À Palaiseau, nous avons des laboratoires et des institutions d'enseignement qui comptent parmi les meilleurs : l'École Polytechnique, l'université de Paris XI, l'École supérieure d'électricité et d'autres établissements qui constituent un foyer d'activités intellectuelles scientifiques où les ingénieurs se trouvent particulièrement à l'aise. En plus de ces organismes d'enseignement, nous avons également sur place le Commissariat à l'énergie atomique (CEA) et le Centre national de la recherche scientifique (CNRS). Il existe donc là une force incontestable et il faut en profiter. Certains pourraient me dire que ceci n'est pas très cohérent avec le discours que je tiens sur la relocalisation en dehors de la région parisienne. Mais ce discours n'exclut pas une bonne activité en région parisienne. Ce qu'il ne faut pas faire, c'est continuer à favoriser ou à laisser se développer une tendance au terme de laquelle la région parisienne deviendrait de plus en plus importante, aux dépens des autres régions. Mais abandonner tout intérêt pour la région parisienne serait stupide. Nous avons en région parisienne et plus particulière- ment tout autour du plateau de Palaiseau un ensemble dont il faut tirer le meilleur parti, parce qu'il est excellent.

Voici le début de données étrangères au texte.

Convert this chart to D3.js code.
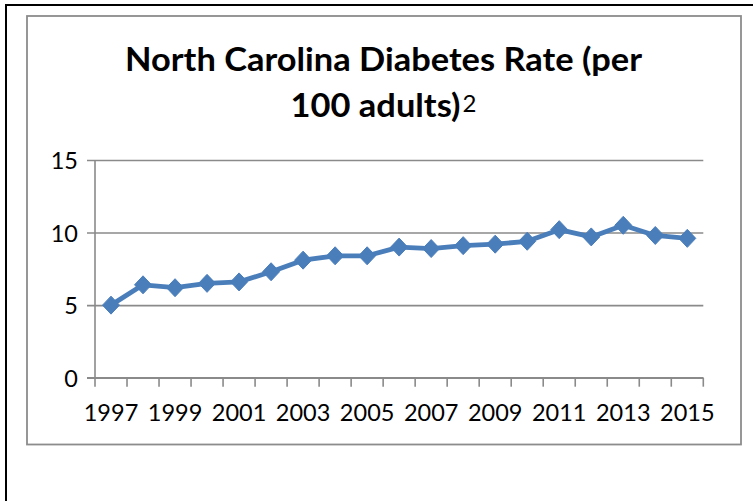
<!DOCTYPE html>
<html>
<head>
<meta charset="utf-8">
<script src="https://cdn.jsdelivr.net/npm/d3@7"></script>
<style>
  html, body { margin: 0; padding: 0; background: #fff; }
  svg { display: block; }
  text { font-family: Lato, "Open Sans", sans-serif; fill: #000; }
</style>
</head>
<body>
<svg id="chart" width="753" height="501"></svg>
<script>
// ---- data ----
const years = ["1997","1998","1999","2000","2001","2002","2003","2004","2005","2006",
               "2007","2008","2009","2010","2011","2012","2013","2014","2015"];
const rates = [5.0, 6.4, 6.2, 6.5, 6.6, 7.3, 8.1, 8.4, 8.4, 9.0,
               8.9, 9.1, 9.2, 9.4, 10.2, 9.7, 10.5, 9.8, 9.6];
const yTicks = [0, 5, 10, 15];
const xTickLabels = ["1997","1999","2001","2003","2005","2007","2009","2011","2013","2015"];
const titleLine1 = "North Carolina Diabetes Rate (per";
const titleLine2 = "100 adults)";
const titleSup = "2";

// ---- layout ----
const svg = d3.select("#chart");
const plot = { left: 95, right: 703.3, top: 160, bottom: 377.7 };
const gridColor = "#8a8a8a";
const lineColor = "#4a7ebb";
const tickFont = "23.5px";

// outer page frame (black, top + left)
svg.append("line").attr("x1", 6).attr("y1", 5).attr("x2", 753).attr("y2", 5)
  .attr("stroke", "#000").attr("stroke-width", 2);
svg.append("line").attr("x1", 6).attr("y1", 4).attr("x2", 6).attr("y2", 501)
  .attr("stroke", "#000").attr("stroke-width", 2);

// chart frame (gray)
svg.append("rect").attr("x", 27).attr("y", 16).attr("width", 714).attr("height", 428.5)
  .attr("fill", "#fff").attr("stroke", "#8c8c8c").attr("stroke-width", 1.8);

// scales
const x = d3.scaleBand().domain(years).range([plot.left, plot.right]).padding(0);
const y = d3.scaleLinear().domain([0, 15]).range([plot.bottom, plot.top]);

// gridlines + y ticks
const yAxis = d3.axisLeft(y).tickValues(yTicks).tickSize(0).tickPadding(0).tickFormat(d3.format("d"));
const gy = svg.append("g").attr("transform", `translate(${plot.left},0)`).call(yAxis);
gy.select(".domain").remove();
gy.selectAll(".tick text").remove();
gy.selectAll(".tick").append("line")
  .attr("x1", -8).attr("x2", plot.right - plot.left)
  .attr("stroke", gridColor).attr("stroke-width", 1.6);
gy.selectAll(".tick").append("text")
  .attr("x", -17).attr("dy", "0.36em")
  .attr("text-anchor", "end")
  .style("font-size", tickFont)
  .text(d => d);

// y axis line
svg.append("line")
  .attr("x1", plot.left).attr("x2", plot.left)
  .attr("y1", y(15)).attr("y2", y(0))
  .attr("stroke", gridColor).attr("stroke-width", 1.6);

// x axis: line + tick marks at band boundaries
svg.append("line")
  .attr("x1", plot.left - 8).attr("x2", plot.right)
  .attr("y1", y(0)).attr("y2", y(0))
  .attr("stroke", gridColor).attr("stroke-width", 1.6);
const boundaries = years.map(d => x(d)).concat([x(years[years.length - 1]) + x.bandwidth()]);
svg.append("g").selectAll("line").data(boundaries).join("line")
  .attr("x1", d => d).attr("x2", d => d)
  .attr("y1", y(0)).attr("y2", y(0) + 9)
  .attr("stroke", gridColor).attr("stroke-width", 1.6);

// x labels
const xAxis = d3.axisBottom(x).tickValues(xTickLabels).tickSize(0).tickPadding(0);
const gx = svg.append("g").attr("transform", `translate(0,${y(0)})`).call(xAxis);
gx.select(".domain").remove();
gx.selectAll(".tick text")
  .attr("y", 43).attr("dy", 0)
  .attr("fill", "#000")
  .style("font-size", tickFont)
  .style("font-family", "Lato, 'Open Sans', sans-serif");

// line
const cx = (d, i) => x(years[i]) + x.bandwidth() / 2;
const lineGen = d3.line().x((d, i) => cx(d, i)).y(d => y(d));
svg.append("path").datum(rates)
  .attr("d", lineGen)
  .attr("fill", "none")
  .attr("stroke", lineColor)
  .attr("stroke-width", 4.8)
  .attr("stroke-linejoin", "round");

// diamond markers
const diamond = "M0,-9L8.5,0L0,9L-8.5,0Z";
svg.append("g").selectAll("path").data(rates).join("path")
  .attr("d", diamond)
  .attr("transform", (d, i) => `translate(${cx(d, i)},${y(d)})`)
  .attr("fill", lineColor)
  .attr("stroke", lineColor)
  .attr("stroke-width", 1);

// title
const cxTitle = 383.5;
const titleSize = 32;
svg.append("text")
  .attr("x", cxTitle).attr("y", 71)
  .attr("text-anchor", "middle")
  .attr("textLength", 517)
  .attr("lengthAdjust", "spacingAndGlyphs")
  .style("font-weight", "bold")
  .style("font-size", titleSize + "px")
  .text(titleLine1);

const t2 = svg.append("text")
  .attr("x", cxTitle).attr("y", 117)
  .attr("text-anchor", "middle");
t2.append("tspan").style("font-weight", "bold").style("font-size", titleSize + "px")
  .attr("textLength", 170).attr("lengthAdjust", "spacingAndGlyphs")
  .text(titleLine2);
t2.append("tspan").attr("dx", 2).attr("dy", -5).style("font-size", "24px").text(titleSup);
</script>
</body>
</html>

Pour ce qui concerne Toulouse, nous y avons depuis longtemps rassemblé un très fort potentiel technologique, notamment en aéronautique et en techniques spatiales. Mais nous y disposons également d'autres activités de pointe, notamment en génie chimique. C'est donc un centre étoffé où les industriels sont aussi implantés. Et ces industriels, qui travaillent par exemple dans les domaines de l'aéronautique et du spatial, ont déjà l'habitude de travailler à la fois pour les militaires et les civils. Quant à Bordeaux, de tous temps la chimie y a été considérée comme excellente. Elle a attiré de grands chercheurs et a essaimé dans le pays de très bons chimistes. Le secteur des matériaux est aussi fort bien représenté avec le CEA-DAM, le CNRS et l'Université. Ce potentiel de qualité travaille en étroite liaison avec les importantes entreprises de l'aéronautique et de la Défense implantées dans la région.

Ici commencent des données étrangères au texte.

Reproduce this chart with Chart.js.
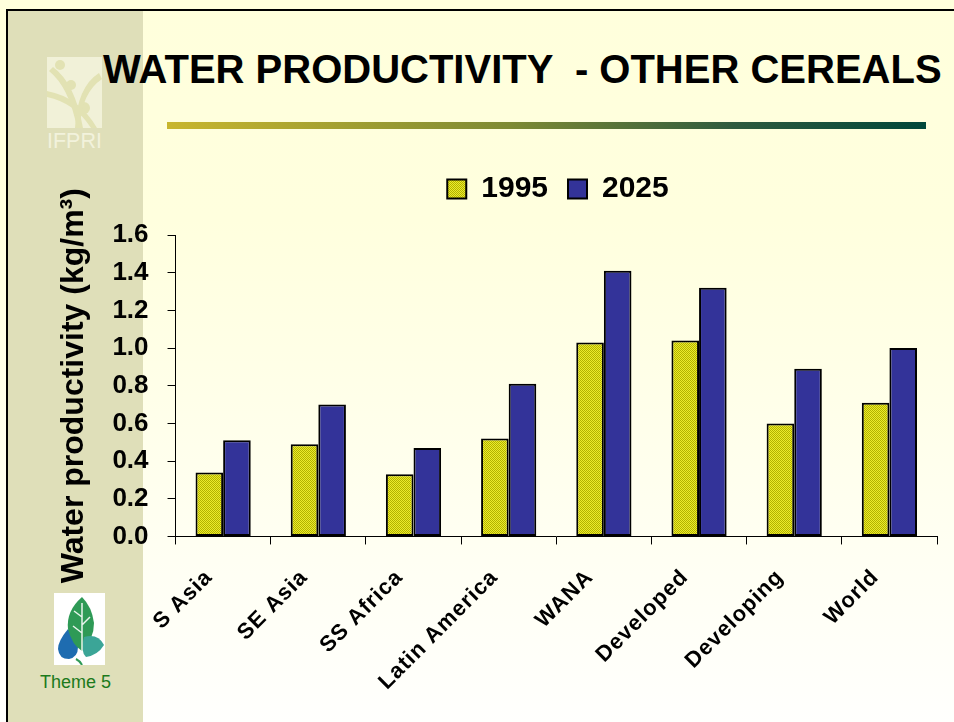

Armées d'Aujourd'hui : L'utilisation de l'espace répond globalement à trois besoins : le scientifique, le commercial, le militaire. Sur ce dernier point, la Communauté européenne a-t-elle pris un grand retard ?

Hubert Curien : La Communauté européenne n'est pas en avance sur l'espace militaire. Pour l'instant, le volume d'activités spatiales militaires européen reste faible et nous autres Français donnons vraiment l'exemple. Ainsi, le ministre de la Défense souhaite que l'activité spatiale militaire française soit en progression rapide. II souhaite aussi que ces activités spatiales puissent être des activités partagées en Europe. C'est évidemment une très bonne voie. Bien sûr, pour l'instant l'effort spatial militaire européen est bien inférieur à l'effort spatial civil européen, alors que c'est le contraire aux États-Unis.

Je ne saurais dire aujourd'hui à quel horizon l'Europe sera à l'image de l'Amérique – d'ailleurs je ne suis pas sûr que ce soit nécessaire. Mais il faut que nous trouvions, en Europe, les moyens d'une coopération nouvelle, déjà amorcée en particulier pour l'observation et les télécommunications. Allons de l'avant, c'est une voie dans la- quelle nous pouvons bien nous placer. Essayons d'être novateurs, d'imaginer des systèmes qui soient destinés à des activités de défense. Écouter, observer, communiquer, c'est l'essentiel. C'est tout aussi utile en temps de crise qu'en temps de paix.

Armées d'Aujourd'hui : Pensez-vous que la France ait l'ambition et les moyens d'accéder à une place de leader en matière de défense spatiale européenne ?

Hubert Curien : Oui, je le crois. Mais faut-il le proclamer haut et fort ? Si on le dit très fort, on risque d'irriter un peu d'autres partenaires européens qui sont également des puissances économiques importantes. Pour l'instant nous faisons plus que les autres. Je ne dis pas "mieux que les autres" car certains partenaires avec lesquels nous travaillons déjà montrent leur compétence. Mais si nous réalisions ensemble ne serait-ce qu'une partie d'un programme de défense spatiale européenne, je crois que tout le monde pourrait s'en réjouir.